Muito dependente da sua indústria exportadora, a Alemanha vê nas tensões crescentes que se vivem nas relações comerciais internacionais um risco de larga escala, a que está a tentar responder com um misto de cautela diplomática e de implementação progressiva de uma política de apoio à sua indústria que responda àquilo que está a ser feito pelos Estados Unidos da América (EUA).
As más notícias para a Alemanha na frente económica não podem deixar de ser más notícias para o resto da Europa. Como afirma o presidente do Ifo, “a Alemanha irá atrasar a recuperação económica na zona euro como um todo”.
Para a tarefa do BCE de trazer a inflação para perto da meta dos 2%, aquilo que está a acontecer na Alemanha até pode ajudar, porque para além da diminuição mais forte da procura, começa a ser evidente o efeito que a incerteza económica na indústria alemã já está a ter nas negociações salariais para os próximos anos. Os aumentos que poderiam resultar da actual escassez de mão-de-obra vão ser limitados pelo medo das empresas em aumentar os seus custos e dos trabalhadores de virem no futuro a perder os seus empregos.

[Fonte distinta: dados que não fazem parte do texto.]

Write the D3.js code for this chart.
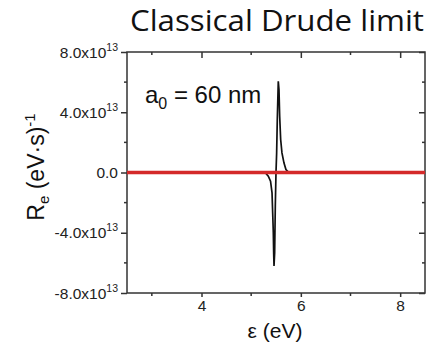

A dúvida está em saber se, para lá da luta contra a inflação, não irão a Alemanha e o resto da Europa cair numa recessão mais profunda e longa.
“A Alemanha vai contribuir para travar o crescimento na UE. É importante que a Alemanha e os outros países juntem forças para agir em conjunto, por exemplo, no que diz respeito a aumentar a oferta de energia a nível europeu”, afirma Veronika Grimm.
Um pedido de ajuda alemão aos seus parceiros que surge numa altura em que ainda não foi possível na Europa chegar a um consenso relativamente às novas regras orçamentais ou à criação de um orçamento permanente da zona euro.